By Mindy Farabee Tue, Apr 29, 2014 at 4:55 AM

"We're right now in the middle of an interesting riddle," David Dean Bottrell, the actor-producer behind Sci-Fest, the city's inaugural festival of science fiction one-acts, says just two weeks before his brainchild's May 6 premiere at Hollywood's Acme Theater. "We're working out how to make our actors float in space."

These kinds of logistics are just one reason sci-fi is a genre far more identified with Hollywood soundstages than L.A.'s more intimate theaters - in fact, Sci-Fest's producers believe their festival to be the first of its kind, anywhere. Without the benefit of gimmicks like CGI or suspension wires, its nine one-act plays, ranging from 10 minutes to just over half an hour in length, must roam though worlds as diverse as Manhattan apartment buildings, the deep woods and deep space, for encounters with the ever-popular apocalypse, time traveling and alien creatures. A few of the plays are outright comedic, and a couple Bottrell swears are truly chilling. The fest's centerpiece is an adaptation of Ray Bradbury's 1949 short story "Kaleidoscope" - the one in which seven astronauts must free fall through the outer reaches of space - which Bottrell describes as "Gravity without the happy ending."

"Kaleidoscope" has been staged twice in the United States - on the radio in the 1950s and as a Reader's Theatre production about a decade later. Bottrell believed it "needed to go more upscale, be more innovative" for its 2014 reboot, a feat that Bottrell says they'll somehow pull off with just creative lighting, particular stage configurations and more than a little athletic ability of its actors.

But reviving a classic tale written by a sci-fi legend was in keeping with a desire on the part of Sci-Fest's producers for the entire project to evoke the feel of an old Twilight Zone episode, and a nod to the storytelling tradition that live theater embodies so well.

"Theater depends on two things," Bottrell says, "the writing, and engaging the audience's imagination."

The festival itself was born almost by accident. Despite gigs acting on the likes of True Blood and Space: Above and Beyond, Bottrell is a late-blooming geek, one who didn't fully appreciate what a genre icon Ursula K. Le Guin is when he first came across her short story "The Wife's Story" a couple years ago. But he was immediately captivated by the idea of giving the work a dramatic interpretation. "I remember thinking, you couldn't turn this into a piece for TV or film, because that would ruin the surprise ending," he says. "But you could put it up onstage."

When Le Guin gave Bottrell and his producing partners permission to stage the story, Bottrell conceived of the larger festival, for which producers ultimately had to wade through more than 400 submissions and raise just over $80,000 on Kickstarter. Tony Award - winning actress L. Scott Caldwell then signed on to narrate the Le Guin piece, a short short told in the first person. Actors Tim Russ (Star Trek: Voyager), James Kyson (Heroes), David Blue (Stargate: Universe) and Dan Castellaneta (aka Homer Simpson), along with a number of other Hollywood types hailing from properties such as The X-Files, Supernatural, Fringe and The Hunger Games, round out the casts of two complete nights of rotating one-acts.

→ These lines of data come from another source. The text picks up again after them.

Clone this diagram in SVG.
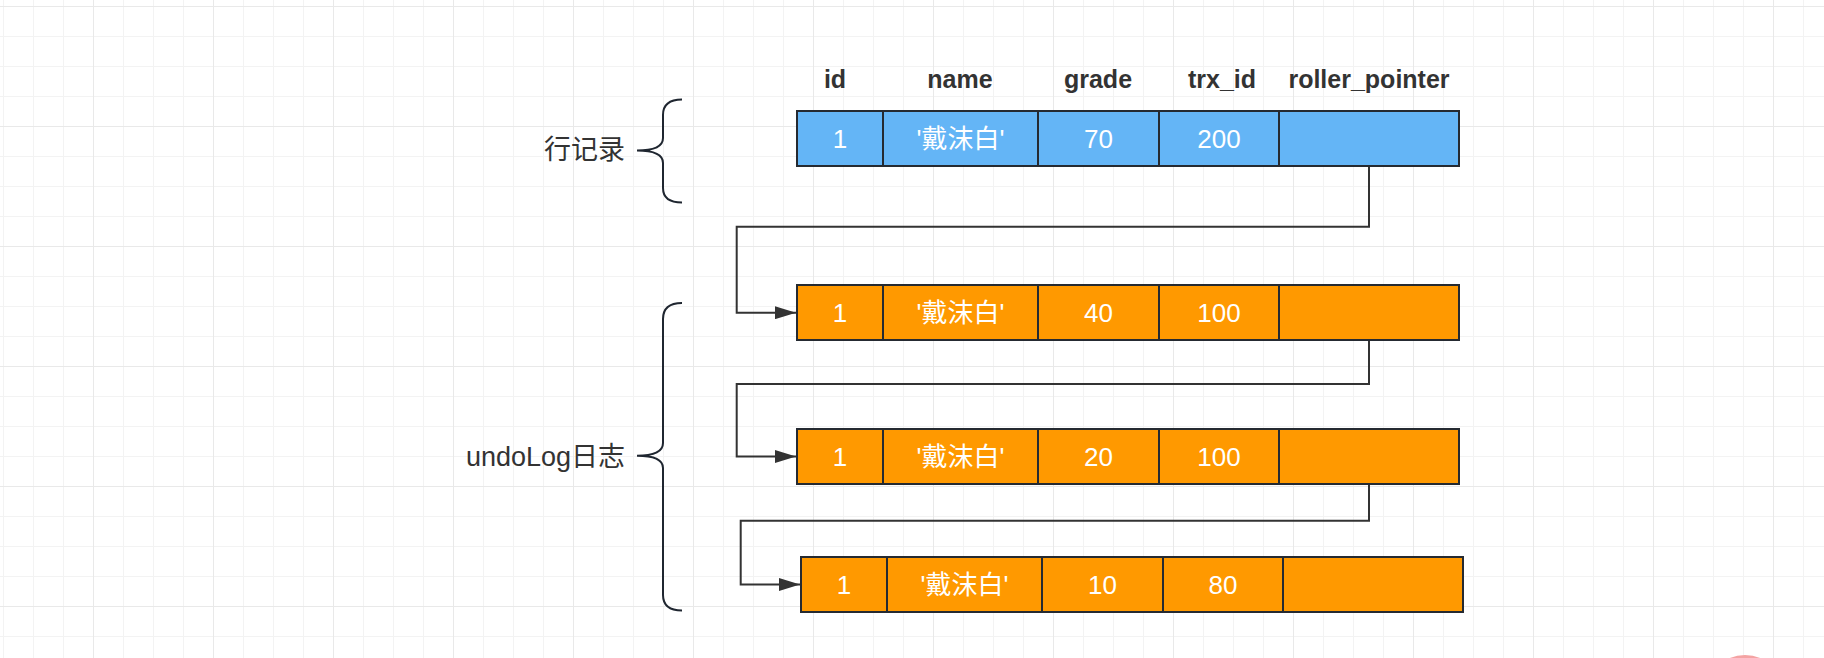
<svg xmlns="http://www.w3.org/2000/svg" width="1824" height="658" viewBox="0 0 1824 658">
<style>
.hdr{font-family:"Liberation Sans","Noto Sans CJK SC",sans-serif;font-size:25px;font-weight:bold;fill:#333333;text-anchor:middle;dominant-baseline:central}
.cell{font-family:"Liberation Sans","Noto Sans CJK SC",sans-serif;font-size:26px;fill:#ffffff;text-anchor:middle;dominant-baseline:central}
.lbl{font-family:"Liberation Sans","Noto Sans CJK SC",sans-serif;font-size:27px;fill:#333333;text-anchor:end;dominant-baseline:central}
.box{stroke:#252a31;stroke-width:2}
.blue{fill:#64b5f6}
.orange{fill:#ff9900}
.div{stroke:#252a31;stroke-width:2}
.conn{fill:none;stroke:#333333;stroke-width:2}
.brace{fill:none;stroke:#1f2630;stroke-width:2}
</style>
<defs>
<pattern id="grid" x="-27" y="6" width="120" height="120" patternUnits="userSpaceOnUse">
<rect x="0" y="0" width="120" height="120" fill="#ffffff"/>
<rect x="30" y="0" width="1" height="120" fill="#f3f3f3"/>
<rect x="60" y="0" width="1" height="120" fill="#f3f3f3"/>
<rect x="90" y="0" width="1" height="120" fill="#f3f3f3"/>
<rect x="0" y="30" width="120" height="1" fill="#f3f3f3"/>
<rect x="0" y="60" width="120" height="1" fill="#f3f3f3"/>
<rect x="0" y="90" width="120" height="1" fill="#f3f3f3"/>
<rect x="0" y="0" width="1" height="120" fill="#e9e9e9"/>
<rect x="0" y="0" width="120" height="1" fill="#e9e9e9"/>
</pattern>
<marker id="arr" viewBox="0 0 21 13" refX="21" refY="6.5" markerWidth="21" markerHeight="13" markerUnits="userSpaceOnUse" orient="auto">
<path d="M0,0 L21,6.5 L0,13 Z" fill="#333333"/>
</marker>
</defs>
<rect x="0" y="0" width="1824" height="658" fill="url(#grid)"/>

<g id="headers">
<text class="hdr" x="835" y="79">id</text>
<text class="hdr" x="960" y="79">name</text>
<text class="hdr" x="1098" y="79">grade</text>
<text class="hdr" x="1222" y="79">trx_id</text>
<text class="hdr" x="1369" y="79">roller_pointer</text>
</g>

<g id="row-record">
<rect class="box blue" x="797" y="111" width="662" height="55"/>
<line class="div" x1="883" y1="111" x2="883" y2="166"/>
<line class="div" x1="1038" y1="111" x2="1038" y2="166"/>
<line class="div" x1="1159" y1="111" x2="1159" y2="166"/>
<line class="div" x1="1279" y1="111" x2="1279" y2="166"/>
<text class="cell" x="840" y="138.5">1</text>
<text class="cell" x="960.5" y="138.5">'戴沫白'</text>
<text class="cell" x="1098.5" y="138.5">70</text>
<text class="cell" x="1219" y="138.5">200</text>
</g>

<g id="row-undo1">
<rect class="box orange" x="797" y="285" width="662" height="55"/>
<line class="div" x1="883" y1="285" x2="883" y2="340"/>
<line class="div" x1="1038" y1="285" x2="1038" y2="340"/>
<line class="div" x1="1159" y1="285" x2="1159" y2="340"/>
<line class="div" x1="1279" y1="285" x2="1279" y2="340"/>
<text class="cell" x="840" y="312.5">1</text>
<text class="cell" x="960.5" y="312.5">'戴沫白'</text>
<text class="cell" x="1098.5" y="312.5">40</text>
<text class="cell" x="1219" y="312.5">100</text>
</g>

<g id="row-undo2">
<rect class="box orange" x="797" y="429" width="662" height="55"/>
<line class="div" x1="883" y1="429" x2="883" y2="484"/>
<line class="div" x1="1038" y1="429" x2="1038" y2="484"/>
<line class="div" x1="1159" y1="429" x2="1159" y2="484"/>
<line class="div" x1="1279" y1="429" x2="1279" y2="484"/>
<text class="cell" x="840" y="456.5">1</text>
<text class="cell" x="960.5" y="456.5">'戴沫白'</text>
<text class="cell" x="1098.5" y="456.5">20</text>
<text class="cell" x="1219" y="456.5">100</text>
</g>

<g id="row-undo3">
<rect class="box orange" x="801" y="557" width="662" height="55"/>
<line class="div" x1="887" y1="557" x2="887" y2="612"/>
<line class="div" x1="1042" y1="557" x2="1042" y2="612"/>
<line class="div" x1="1163" y1="557" x2="1163" y2="612"/>
<line class="div" x1="1283" y1="557" x2="1283" y2="612"/>
<text class="cell" x="844" y="584.5">1</text>
<text class="cell" x="964.5" y="584.5">'戴沫白'</text>
<text class="cell" x="1102.5" y="584.5">10</text>
<text class="cell" x="1223" y="584.5">80</text>
</g>

<g id="connectors">
<path class="conn" d="M1369,167 L1369,226.7 L736.7,226.7 L736.7,312.7 L796,312.7" marker-end="url(#arr)"/>
<path class="conn" d="M1369,341 L1369,384 L736.7,384 L736.7,456.5 L796,456.5" marker-end="url(#arr)"/>
<path class="conn" d="M1369,485 L1369,520.7 L740.7,520.7 L740.7,584.5 L800,584.5" marker-end="url(#arr)"/>
</g>

<g id="brace-record">
<path class="brace" d="M682,99.5 Q663,99.5 663,115 L663,138 Q663,150.5 637,150.5 Q663,150.5 663,163 L663,188 Q663,202.5 682,202.5"/>
<text class="lbl" x="625" y="150">行记录</text>
</g>

<g id="brace-undolog">
<path class="brace" d="M682,303 Q663,303 663,319 L663,443 Q663,455.7 637,455.7 Q663,455.7 663,468 L663,595 Q663,610.5 682,610.5"/>
<text class="lbl" x="625" y="456.5">undoLog日志</text>
</g>

<circle cx="1745" cy="695" r="40" fill="#f4a3a3"/>
</svg>
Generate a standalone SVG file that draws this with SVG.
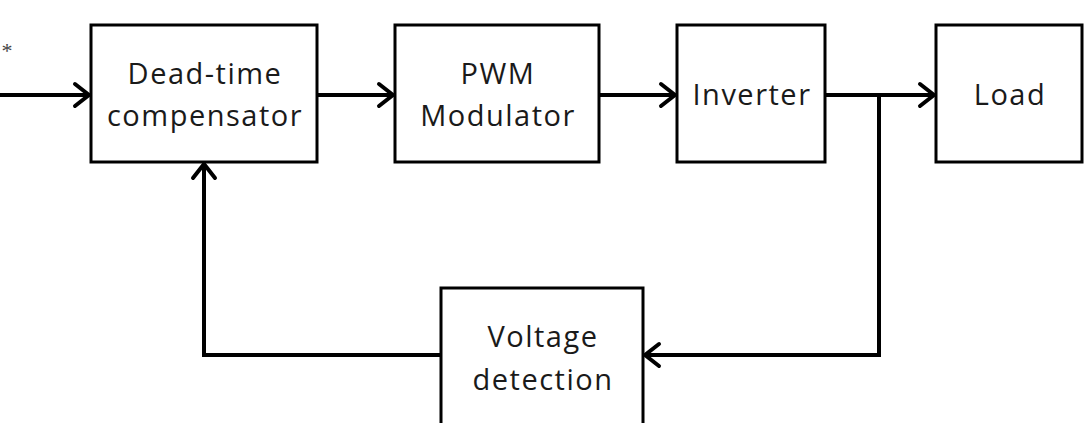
<svg xmlns="http://www.w3.org/2000/svg" width="1089" height="423" viewBox="0 0 1089 423">
<style>
.box{fill:#fff;stroke:#000;stroke-width:3}
.t{font-family:"Open Sans","Noto Sans",sans-serif;font-size:29px;letter-spacing:1.5px;fill:#1a1a1a;text-anchor:middle}
.c{fill:none;stroke:#000;stroke-width:4}
.ah{fill:none;stroke:#000;stroke-width:4;stroke-linecap:round;stroke-linejoin:miter}
</style>
<rect width="1089" height="423" fill="#fff"/>
<text x="7" y="58" font-family="Liberation Serif,serif" font-size="22" fill="#444" text-anchor="middle">*</text>
<g id="connectors">
<path class="c" d="M0 95H89"/>
<path class="ah" d="M75 84L89 95L75 106"/>
<path class="c" d="M317 95H393"/>
<path class="ah" d="M379 84L393 95L379 106"/>
<path class="c" d="M599 95H675"/>
<path class="ah" d="M661 84L675 95L661 106"/>
<path class="c" d="M825 95H934"/>
<path class="ah" d="M920 84L934 95L920 106"/>
<path class="c" d="M879 95V355H645"/>
<path class="ah" d="M659 344L645 355L659 366"/>
<path class="c" d="M441 355H204V164"/>
<path class="ah" d="M193 178L204 164L215 178"/>
</g>
<g id="dead-time"><rect class="box" x="91" y="25" width="226" height="137"/>
<text class="t" x="205" y="84">Dead-time</text><text class="t" x="205" y="126">compensator</text></g>
<g id="pwm"><rect class="box" x="395" y="25" width="204" height="137"/>
<text class="t" x="498" y="84">PWM</text><text class="t" x="498" y="126">Modulator</text></g>
<g id="inverter"><rect class="box" x="677" y="25" width="148" height="137"/>
<text class="t" x="752" y="105">Inverter</text></g>
<g id="load"><rect class="box" x="936" y="25" width="146" height="137"/>
<text class="t" x="1010" y="105">Load</text></g>
<g id="voltage"><rect class="box" x="441" y="288" width="202" height="150"/>
<text class="t" x="543" y="347">Voltage</text><text class="t" x="543" y="390">detection</text></g>
</svg>
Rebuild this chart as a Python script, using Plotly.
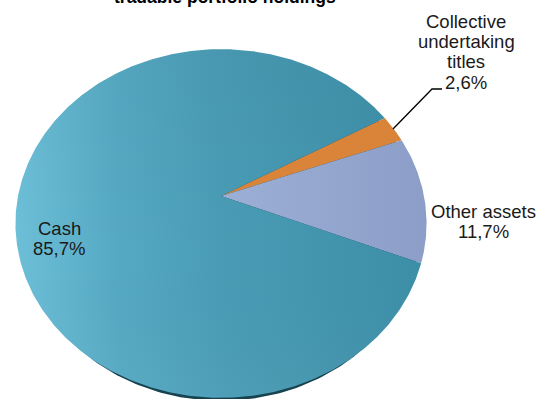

"Science fiction actors often get offers to play the same character over and over again," Bottrell says. "They were excited to do something new. People cleared their schedules for this."

Though far from a theater staple, science fiction is no longer such a stranger to L.A. stages, with productions lately popping up across town, including at Visceral Company, Sacred Fools and even Center Theatre Group's Kirk Douglas Theatre. The Douglas is where The Nether, Jennifer Haley's take on a futuristic virtual reality, premiered; next season it goes up Off-Broadway. L.A. doesn't have a lock on the trend - Portland, Ore.'s Jack London Bar recently hosted Pulp Gulp, a night of live sci-fi playlets.

"Science fiction has gone through a lot of transitions," says Bottrell, charting the genre's evolution from pulpy magazines to Hollywood's global action hero. But at its core, it's always "about human beings imagining their future. That's why it's relevant now and will always be relevant."